One year later, at the recent 2018 Copenhagen Fashion Summit, the Circular Fibres Initiative enters its second phase: Make Fashion Circular. To thrive, and not just survive, the fashion industry needs to radically redesign its operating model. By transitioning to a circular system, the industry can unlock an enormous economic opportunity.
In a bid to make fashion circular, businesses, governments, innovators, and citizens have committed to the cause including Burberry, Gap Inc., H&M, HSBC, Nike Inc., and Stella McCartney as core partners. At present, 16 stakeholders, including city authorities, fashion producers, designers, and brands have joined forces to transform the current state of fashion and rectify its negative impact.
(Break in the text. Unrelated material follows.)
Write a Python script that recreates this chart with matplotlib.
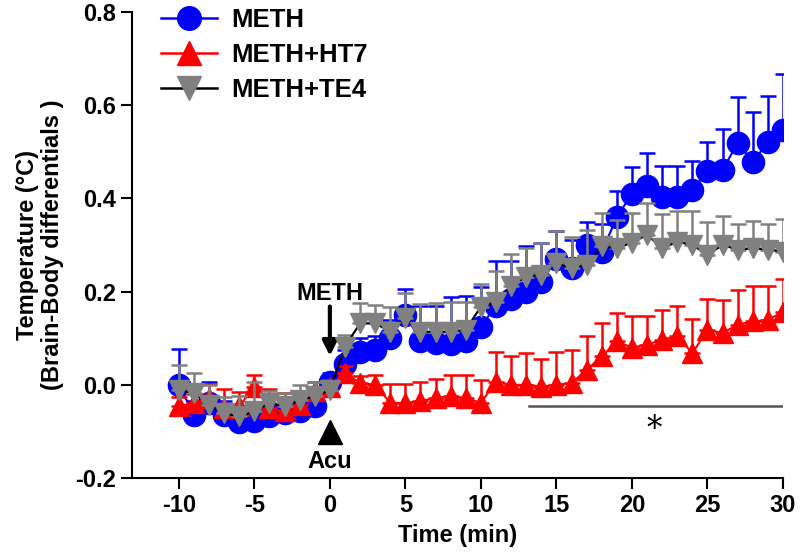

Overly Ambitious or Easily Applicable?
The fact of the matter, this is the way forward and it is achievable. ISPO Textrends award winner Tintex Textiles is the latest company to join the initiative. All participants involved in the Make Fashion Circular initiative will unite to improve future systems that will benefit earth's inhabitants, the environment, and businesses based on three key principles:
1. Business models that extend the lifecycle of clothes
2. Materials that are renewable and safe
3. Smart solutions that turn used clothes into new clothes
In addition to Tintex Textiles, fashion leaders already on board include; DuPont Biomaterials, Fung Group, Hallotex, I:Collect, Inditex, Kering, Lenzing Group, London Waste and Recycling Board, Nanushka, Primark, RadiciGroup, Solvay, Texaid, VF Corporation, W.L. Gore and Associates.